One typical Mythicist claim is that the Gospel Jesus – a great teacher and miracle worker – is not mentioned by contemporary historians and Roman legal and political writers. Hence, they conclude, Jesus never existed. But is this idea about “history’s silence” a sound one? My question is quite the opposite, namely, why should we expect Jesus to have been mentioned in contemporary records?
The basic assumption is that contemporary records would mention significant people and events. This seems sensible. But not so much when applied to Jesus. According to the Synoptic Gospels, Jesus spent most of his missionary career in Galilean towns, which were considered “podunk” backwaters by the influential centers in Judea, especially in the capital, Jerusalem.
When we recall that when Jesus had his “fifteen minutes of fame”, it was not in Galilee, but in Jerusalem. That is, his only noticeable public – and therefore “historical” – impact purportedly took place in the very short week between his entrance into the city on “Palm Sunday” and his arrest on the Thursday evening of that week.

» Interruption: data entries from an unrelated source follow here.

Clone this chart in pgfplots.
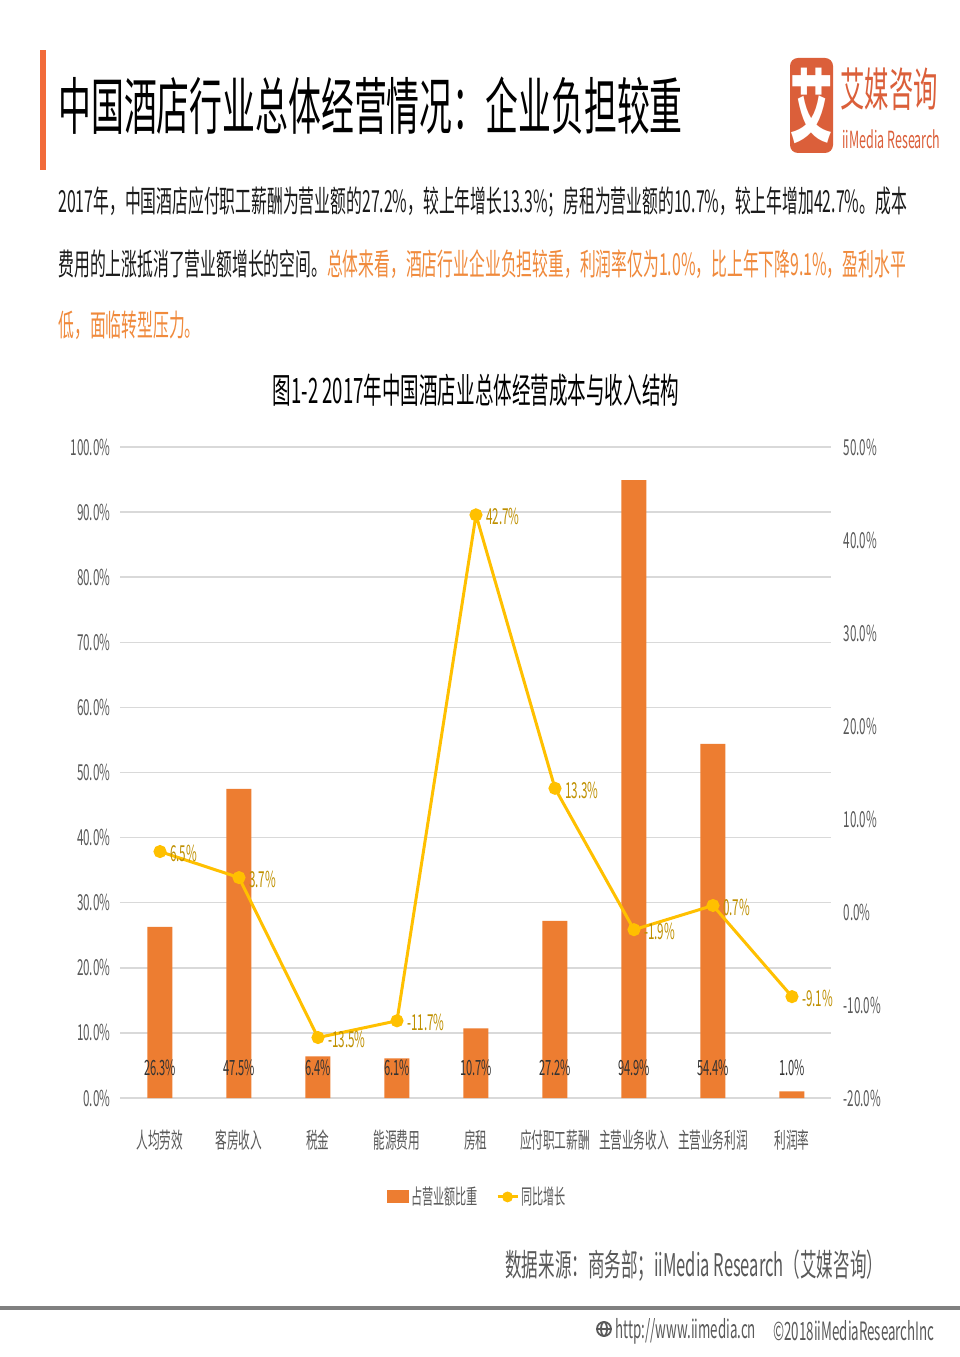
\documentclass[border=0pt]{standalone}
\usepackage{pgfplots}
\pgfplotsset{compat=1.18}
\usepackage{fontspec}
\setmainfont{Noto Sans CJK SC}[FakeStretch=0.53]
\newfontfamily\parafont{Noto Sans CJK SC}[FakeStretch=0.52]
\definecolor{barorange}{HTML}{ED7D31}
\definecolor{linegold}{HTML}{FFC000}
\definecolor{labgold}{HTML}{BF9000}
\definecolor{txtgray}{HTML}{595959}
\definecolor{gridgray}{HTML}{D9D9D9}
\definecolor{logored}{HTML}{DB5F3A}
\definecolor{titlebar}{HTML}{F26B3A}
\definecolor{paraorange}{HTML}{F08A3C}
\definecolor{bodytext}{HTML}{1A1A1A}
\newcommand\fs[1]{\fontsize{#1}{#1}\selectfont}
\begin{document}
\begin{tikzpicture}[x=0.5pt,y=0.5pt]
\useasboundingbox (0,0) rectangle (960,1357);
\fill[white] (0,0) rectangle (960,1357);
% header
\fill[titlebar] (40,{1357-50}) rectangle (46,{1357-170});
\node[anchor=west, inner sep=0, text=black] at (58,{1357-106}) {\fs{31pt}中国酒店行业总体经营情况：企业负担较重};
% logo
\fill[logored, rounded corners=4pt] (790,{1357-58}) rectangle (833,{1357-153});
\node[white, inner sep=0] at (811.5,{1357-106}) {\fs{40pt}\bfseries 艾};
\node[logored, anchor=west, inner sep=0] at (840,{1357-89}) {\fs{23pt}艾媒咨询};
\node[logored, anchor=west, inner sep=0] at (842,{1357-139}) {\fs{11.8pt}iiMedia Research};
% paragraph
\node[anchor=west, inner sep=0, text=bodytext] at (58,{1357-202}) {\parafont\fs{15.2pt}2017年，中国酒店应付职工薪酬为营业额的27.2\%，较上年增长13.3\%；房租为营业额的10.7\%，较上年增加42.7\%。成本};
\node[anchor=west, inner sep=0, text=bodytext] at (58,{1357-264}) {\parafont\fs{15.2pt}费用的上涨抵消了营业额增长的空间。{\color{paraorange}总体来看，酒店行业企业负担较重，利润率仅为1.0\%，比上年下降9.1\%，盈利水平}};
\node[anchor=west, inner sep=0, text=paraorange] at (58,{1357-325}) {\parafont\fs{15.2pt}低，面临转型压力。};
% chart title
\node[inner sep=0, text=black] at (476,{1357-390}) {\fs{17.5pt}图1-2 2017年中国酒店业总体经营成本与收入结构};
\coordinate (axorig) at (120.5,{1357-1098});
\begin{axis}[
  at={(axorig)}, anchor=south west, scale only axis,
  width=355.5pt, height=325.5pt,
  xmin=-0.5, xmax=8.5, ymin=0, ymax=100,
  xtick={0,1,2,3,4,5,6,7,8},
  xticklabels={人均劳效,客房收入,税金,能源费用,房租,应付职工薪酬,主营业务收入,主营业务利润,利润率},
  ytick={0,10,20,30,40,50,60,70,80,90,100},
  yticklabels={0.0\%,10.0\%,20.0\%,30.0\%,40.0\%,50.0\%,60.0\%,70.0\%,80.0\%,90.0\%,100.0\%},
  ymajorgrids, grid style={gridgray, line width=0.75pt},
  axis line style={draw=none}, major tick length=0pt,
  yticklabel style={font=\fs{11pt}, text=txtgray, xshift=-1.5pt},
  xticklabel style={font=\fs{11pt}, text=txtgray, yshift=-12.5pt},
  clip=false,
  legend style={at={(0.502,-0.152)}, anchor=center, draw=none, fill=none, legend columns=2,
    font=\fs{10.5pt}, text=txtgray, inner sep=0pt, nodes={inner sep=1pt},
    /tikz/every even column/.append style={column sep=8pt}},
  legend cell align=left,
]
\addplot[ybar, bar width=12.5pt, bar shift=0pt, fill=barorange, draw=none,
  legend image code/.code={\fill[barorange] (0pt,-3.25pt) rectangle (11pt,3.25pt);}] coordinates {
(0,26.3) (1,47.5) (2,6.4) (3,6.1) (4,10.7) (5,27.2) (6,94.9) (7,54.4) (8,1.0)};
\addlegendentry{占营业额比重}
\addplot[draw=none, mark=none, forget plot, point meta=explicit symbolic,
  nodes near coords={\pgfplotspointmeta\%},
  every node near coord/.append style={anchor=center, text=black!80, font=\fs{10.5pt}}]
  table[meta=lab] {
x y lab
0 4.6 26.3
1 4.6 47.5
2 4.6 6.4
3 4.6 6.1
4 4.6 10.7
5 4.6 27.2
6 4.6 94.9
7 4.6 54.4
8 4.6 1.0
};
\addlegendimage{legend image code/.code={\draw[linegold, line width=1.5pt] (0pt,0pt) -- (10pt,0pt); \fill[linegold] (5pt,0pt) circle (2.5pt);}}
\addlegendentry{同比增长}
\end{axis}
\begin{axis}[
  at={(axorig)}, anchor=south west, scale only axis,
  width=355.5pt, height=325.5pt,
  xmin=-0.5, xmax=8.5, ymin=-20, ymax=50,
  axis x line=none, axis y line*=right,
  axis line style={draw=none}, major tick length=0pt,
  ytick={-20,-10,0,10,20,30,40,50},
  yticklabels={-20.0\%,-10.0\%,0.0\%,10.0\%,20.0\%,30.0\%,40.0\%,50.0\%},
  yticklabel style={font=\fs{11pt}, text=txtgray, xshift=2.5pt},
  clip=false,
]
\addplot[linegold, line width=1.5pt, mark=*, mark size=2.5pt, point meta=explicit symbolic,
  nodes near coords={\pgfplotspointmeta\%},
  every node near coord/.append style={anchor=west, xshift=1pt, yshift=-1pt, text=labgold, font=\fs{11pt}}]
  table[meta=lab] {
x y lab
0 6.5 6.5
1 3.7 3.7
2 -13.5 -13.5
3 -11.7 -11.7
4 42.7 42.7
5 13.3 13.3
6 -1.9 -1.9
7 0.7 0.7
8 -9.1 -9.1
};
\end{axis}
% source
\node[anchor=west, inner sep=0, text=txtgray] at (505,{1357-1266}) {\fs{15.6pt}数据来源：商务部；iiMedia Research（艾媒咨询）};
% footer
\draw[line width=2pt, color=black!50] (0,{1357-1308}) -- (960,{1357-1308});
\begin{scope}[txtgray, line width=0.9pt]
\draw (604,{1357-1329}) circle (7);
\draw (604,{1357-1329}) ellipse (3 and 7);
\draw (597,{1357-1329}) -- (611,{1357-1329});
\end{scope}
\node[anchor=west, inner sep=0, text=txtgray] at (615,{1357-1331}) {\fs{12.6pt}http://www.iimedia.cn};
\node[anchor=west, inner sep=0, text=txtgray] at (773,{1357-1331}) {\fs{12.6pt}©2018iiMediaResearchInc};
\end{tikzpicture}
\end{document}
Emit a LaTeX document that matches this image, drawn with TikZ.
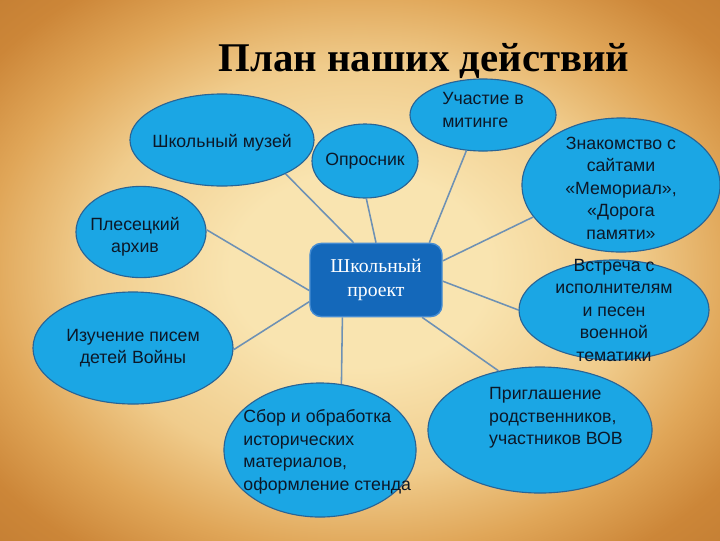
\documentclass[tikz,border=0pt]{standalone}
\usepackage{fontspec}
\setmainfont{Liberation Serif}
\newfontfamily\bubblefont{Liberation Sans}
\usetikzlibrary{shapes.geometric}

\definecolor{bgA}{RGB}{249,228,176}
\definecolor{bgB}{RGB}{240,204,140}
\definecolor{bgC}{RGB}{224,166,88}
\definecolor{bgD}{RGB}{204,134,56}
\definecolor{bgE}{RGB}{172,104,36}
\definecolor{bubblefill}{RGB}{27,166,228}
\definecolor{bubbleline}{RGB}{40,100,150}
\definecolor{hubfill}{RGB}{20,104,186}
\definecolor{hubline}{RGB}{70,140,210}
\definecolor{linkcol}{RGB}{110,145,180}
\definecolor{bubbletext}{RGB}{12,24,40}

\pgfdeclareradialshading{parchment}{\pgfpoint{0bp}{0bp}}{color(0bp)=(bgA); color(9bp)=(bgA); color(19bp)=(bgB); color(26bp)=(bgC); color(32bp)=(bgD); color(50bp)=(bgE)}

\begin{document}
\begin{tikzpicture}[x=0.025cm,y=-0.025cm,
    bubble/.style 2 args={ellipse, draw=bubbleline, line width=0.8pt, fill=bubblefill,
      minimum width=#1, minimum height=#2, inner sep=0pt},
    txt/.style={font=\bubblefont\fontsize{12.6}{16}\selectfont, text=bubbletext, inner sep=0pt},
    hub/.style={rectangle, rounded corners=8pt, draw=hubline, line width=1pt, fill=hubfill,
      minimum width=3.3cm, minimum height=1.83cm, text=white, align=center,
      font=\fontsize{14}{17.5}\selectfont},
    link/.style={draw=linkcol, line width=1.1pt}]

  \shade[shading=parchment] (0,0) rectangle (720,540);
  \useasboundingbox (0,0) rectangle (720,540);

  \node[font=\bfseries\fontsize{29}{34}\selectfont, anchor=base] (title) at (424,71) {План наших действий};

  \node[hub] (proj) at (376,280) {Школьный\\проект};

  \node[bubble={4.6cm}{2.3cm}, label={[txt, yshift=-0.08cm]center:{Школьный музей}}] (muz) at (222,140) {};
  \node[bubble={2.65cm}{1.85cm}, label={[txt]center:{Опросник}}] (opr) at (365,161) {};
  \node[bubble={3.65cm}{1.8cm}, label={[txt, align=left, yshift=0.12cm]center:{Участие в\\митинге}}] (mit) at (483,115) {};
  \node[bubble={4.95cm}{3.35cm}, label={[txt, align=center, yshift=-0.08cm]center:{Знакомство с\\сайтами\\«Мемориал»,\\«Дорога\\памяти»}}] (sites) at (621,185) {};
  \node[bubble={3.25cm}{2.28cm}, label={[txt, align=center, xshift=-0.15cm, yshift=-0.12cm]center:{Плесецкий\\архив}}] (arch) at (141,232) {};
  \node[bubble={5cm}{2.8cm}, label={[txt, align=center]center:{Изучение писем\\детей Войны}}] (lett) at (133,348) {};
  \node[bubble={4.75cm}{2.5cm}, label={[txt, align=center]center:{Встреча с\\исполнителям\\и песен\\военной\\тематики}}] (meet) at (614,310) {};
  \node[bubble={4.8cm}{3.35cm}, label={[txt, align=left, xshift=0.18cm, yshift=-0.05cm]center:{Сбор и обработка\\исторических\\материалов,\\оформление стенда}}] (coll) at (320,450) {};
  \node[bubble={5.6cm}{3.15cm}, label={[txt, align=left, xshift=0.4cm, yshift=0.3cm]center:{Приглашение\\родственников,\\участников ВОВ}}] (inv) at (540,430) {};

  % spokes
  \draw[link] (proj.121) -- (muz.-28);
  \draw[link] (proj.90) -- (opr.-88);
  \draw[link] (proj.35) -- (mit.245);
  \draw[link] (proj.16) -- (sites.200);
  \draw[link] (proj.-1) -- (meet.180);
  \draw[link] (proj.-39) -- (inv.125);
  \draw[link] (proj.228) -- (coll.72);
  \draw[link] (proj.198) -- (lett.-1);
  \draw[link] (proj.189) -- (arch.2);
\end{tikzpicture}
\end{document}
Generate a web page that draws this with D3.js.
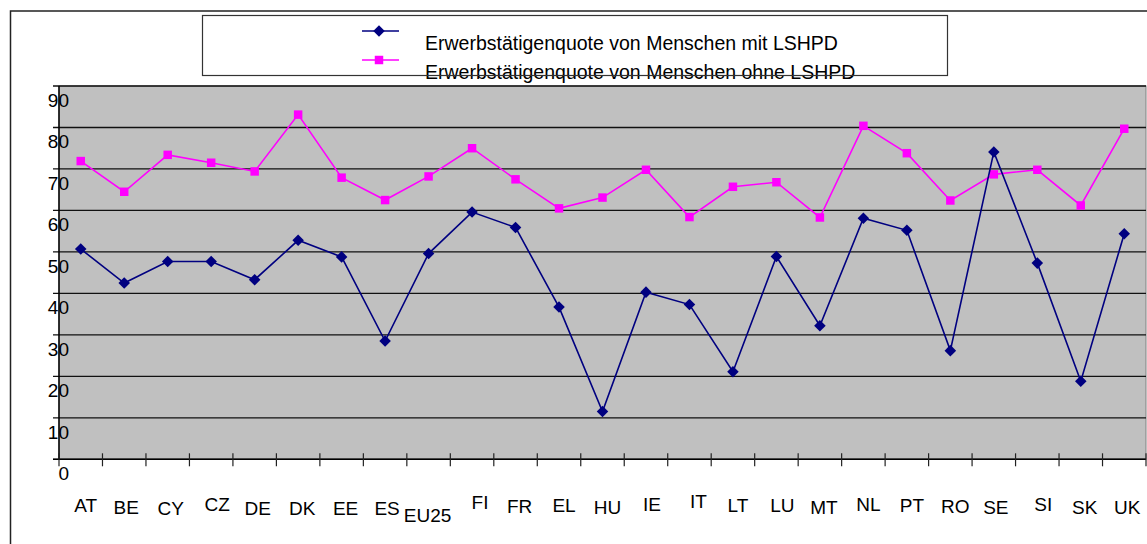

His entrance into the city is said to have been heralded by a relatively small crowd of pilgrims who gave him a royal welcome by spreading palm branches on the road he traveled as a sort of “red carpet” treatment. It is then told that Jesus entered the Temple precincts and disrupted the selling of sacrificial animals. This is the famous but ill-named “Cleansing of the Temple” – the “driving out of the moneychangers”. Even after this provocative act, the Gospels relate that Jesus was permitted to return to the Temple to teach. But it is also told that from the moment of “the Cleansing” onward, the priests, apparently biding their time, started to conspire to get rid of Jesus (Mark 11:15-19). The story is that they whispered in Pilate’s ear that Jesus had disrupted the all-important Temple trade – on which Rome depended for its “cut” of Jewish wealth; and that Jesus was preaching about a kingdom whose king was not Caesar. Apparently Pilate saw these two factors as dangerous enough to have Jesus arrested and executed.
That’s it. One short week in Jerusalem; the quick dispatching of a backwoods Galilean prophet: these were the only real historically pertinent items in Jesus’ career. Due to their brevity and general lack of consequences, it is almost ludicrous to expect historians to have recorded them. After all, Jesus’ real significance in the Greco-Roman world evolved over decades, after extra-Judean missions to “the Gentiles”, and after mass conversions to the pacifistic, monotheistic movement had begun to be a bureaucratic headache to Roman officialsin the wider Empire. Jesus’ actual importance many decades earlier, in Judea in the year 33 CE, was extremely minor to both Jews and non-Jews. He was, except of course for his followers, a mere flash in the pan.
Therefore, I believe that the Mythicists are wrong-headed to lay heavy significance on the fact that no contemporary sources mention Jesus. The most probable reason is: he just wasn’t worth mentioning – even had they known of him.